Amadou Camara Diène et ses camarades insistent sur la nécessité de «revaloriser la pension de retraite de 80 pour cent au moins du dernier salaire», «bénéficier de l’imputation budgétaire après la retraite», «aligner le Fonds de dégagement sur celui le plus haut alloué aux autres agents de la Fonction publique». Aussi de rappeler au Premier ministre que «le Sénégal s’est engagé, par la Constitution et les différentes conventions internationales, à respecter les droits humains. Parmi ces droits, figure en bonne place la protection du citoyen dont le travailleur, et c’est ce qui explique la ratification des textes de l’Oit et du Bit. Ce faisant, nos institutions ne peuvent rester aphones sur la situation injuste et discriminatoire des agents non fonctionnaires dont les enseignants décisionnaires».

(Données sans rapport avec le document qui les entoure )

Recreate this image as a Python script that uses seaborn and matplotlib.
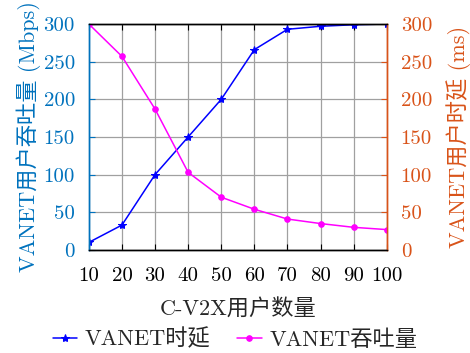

Le coordonnateur du Collectif des enseignants non fonctionnaires de l’Etat pense qu’«il urge aujourd’hui de réformer ou d’adapter les textes pour les mettre en phase avec les réalités du moment». Il rappelle qu’«au lendemain des indépendances, pour marquer notre identité, des juristes constitutionalistes ont travaillé sur des textes réglementaires qui vont organiser notre Fonction publique. C’est ce travail intellectuel d’experts qui a produit la loi 61-33 du 15 juin 1961 qui concerne les fonctionnaires et la loi 74-347 du 12 avril 1974 applicable aux agents non fonctionnaires de l’Etat». Aujourd’hui, souligne-t-il, «soixante-trois ans après les indépendances, il y a bien des articles et des parties de cette loi qui régit le statut général des fonctionnaires qui méritent une profonde révision».